Perhaps you’ve mastered using the three-act storytelling structure to craft stories for your speech. You know the difference between a story and an anecdote (and why it matters). You even use present tense to make your stories more impactful.
But many speakers make this all-too-common mistake when crafting, performing, and delivering their stories onstage: They assume that their personal stories should be the centerpiece of their speech.
Now, I’m not suggesting you cut your personal stories altogether. Your personal accounts about overcoming a significant setback, discovering an important idea, or learning a valuable life lesson might be important, or even essential, for your speech.
Stories add essential contrast, help drive home teaching points, solidify your Core Message, and, when performed in a unique or memorable way, can even become your signature bit.
But in order to make a personal story you share resonate more deeply with your audience, it can’t be just about you.
Audience-Focused Storytelling
The best stories aren’t about you. They’re about the audience.

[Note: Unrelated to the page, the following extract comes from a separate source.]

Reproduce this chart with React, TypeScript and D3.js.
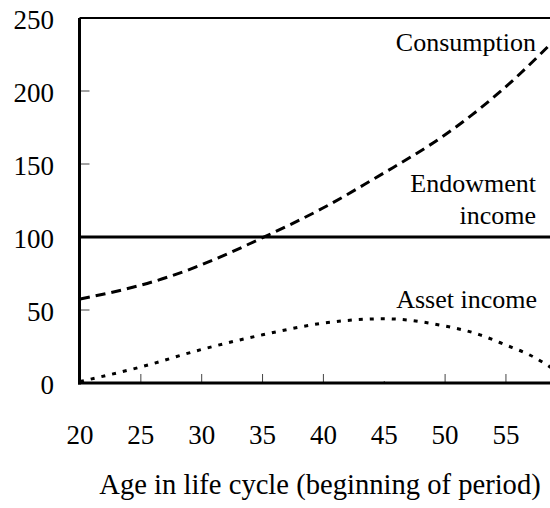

Maybe you're telling your story. But if you want it to land, the audience must see themselves in it. They must recognize their struggles, their aspirations, their fears. Your job as a speaker isn’t just to share what happened to you, it’s to make your story a mirror for your audience’s own experiences.

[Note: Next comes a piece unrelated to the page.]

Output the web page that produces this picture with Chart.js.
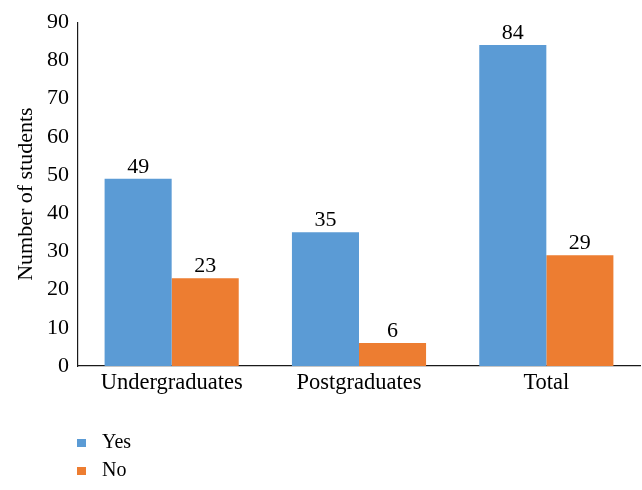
<!DOCTYPE html>
<html>
<head>
<meta charset="utf-8">
<script src="https://cdn.jsdelivr.net/npm/chart.js@4.4.1/dist/chart.umd.min.js"></script>
<style>
  html, body { margin: 0; padding: 0; background: #ffffff; }
  #wrap { width: 642px; height: 490px; position: relative; }
</style>
</head>
<body>
<div id="wrap"><canvas id="c" width="642" height="490"></canvas></div>
<script>
const categories = ["Undergraduates", "Postgraduates", "Total"];
const yesValues = [49, 35, 84];
const noValues = [23, 6, 29];
const seriesNames = ["Yes", "No"];
const yTicks = [0, 10, 20, 30, 40, 50, 60, 70, 80, 90];
const yTitle = "Number of students";

const SERIF = "'Liberation Serif', 'DejaVu Serif', serif";
const COLORS = ["#5B9BD5", "#ED7D31"];

const valueLabels = {
  id: "valueLabels",
  afterDatasetsDraw(chart) {
    const ctx = chart.ctx;
    ctx.save();
    ctx.font = "22px " + SERIF;
    ctx.fillStyle = "#000";
    ctx.textAlign = "center";
    ctx.textBaseline = "bottom";
    chart.data.datasets.forEach((ds, i) => {
      const meta = chart.getDatasetMeta(i);
      meta.data.forEach((bar, j) => {
        ctx.fillText(String(ds.data[j]), bar.x, bar.y - 1);
      });
    });
    ctx.restore();
  }
};

const stackedLegend = {
  id: "stackedLegend",
  afterDraw(chart) {
    const ctx = chart.ctx;
    ctx.save();
    ctx.font = "20px " + SERIF;
    ctx.textBaseline = "middle";
    ctx.textAlign = "left";
    chart.data.datasets.forEach((ds, i) => {
      const cy = 443 + i * 28;
      ctx.fillStyle = ds.backgroundColor;
      ctx.fillRect(77, cy - 4, 9, 8);
      ctx.fillStyle = "#000";
      ctx.fillText(ds.label, 102, cy);
    });
    ctx.restore();
  }
};

new Chart(document.getElementById("c"), {
  type: "bar",
  data: {
    labels: categories,
    datasets: [
      { label: seriesNames[0], data: yesValues, backgroundColor: COLORS[0] },
      { label: seriesNames[1], data: noValues, backgroundColor: COLORS[1] }
    ]
  },
  options: {
    responsive: false,
    animation: false,
    devicePixelRatio: 1,
    layout: { padding: { top: 20, right: 2, bottom: 80, left: 0 } },
    datasets: { bar: { categoryPercentage: 0.716, barPercentage: 1.0 } },
    plugins: {
      legend: { display: false },
      tooltip: { enabled: false }
    },
    scales: {
      x: {
        grid: { display: false, drawTicks: false },
        border: { display: true, color: "#1a1a1a", width: 1.2 },
        ticks: { color: "#000", font: { family: SERIF, size: 22.5 }, padding: 4 },
        afterFit(scale) { scale.height = 44; }
      },
      y: {
        min: 0, max: 90,
        grid: { display: false, drawTicks: false },
        border: { display: true, color: "#1a1a1a", width: 1.2 },
        afterBuildTicks(scale) { scale.ticks = yTicks.map(v => ({ value: v })); },
        ticks: { color: "#000", font: { family: SERIF, size: 22 }, padding: 9 },
        title: { display: true, text: yTitle, color: "#000", font: { family: SERIF, size: 22 }, padding: { top: 13, bottom: 0 } },
        afterFit(scale) { scale.width = 78; }
      }
    }
  },
  plugins: [valueLabels, stackedLegend]
});
</script>
</body>
</html>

The five audience-focused storytelling principles below can help you tell personal stories that resonate powerfully with your audience.
#1 Use Less Backstory
Tell less, show more is perhaps the most common piece of storytelling advice. We hear it so often, but actually putting it into practice can be challenging. But here’s a simple way to “tell less”: Eliminate unnecessary details that don’t move the story forward.
Usually, these details suffocate the exposition of your story, the first act where you set the scene. As much as we love our own backstories and think that our audience just absolutely must know that we were wearing a white pair of classic Converse Chuck 70 sneakers when it happened, cutting extra information makes your story much better.
This is even true when we add more details, examples, and information to be sure the audience “gets it” (or because we want them to think we’re smart and know what we’re talking about). Cut to the meat. Be wary of extraneous details that disrupt the flow of your story.
Your audience doesn’t need all the backstory you think they do.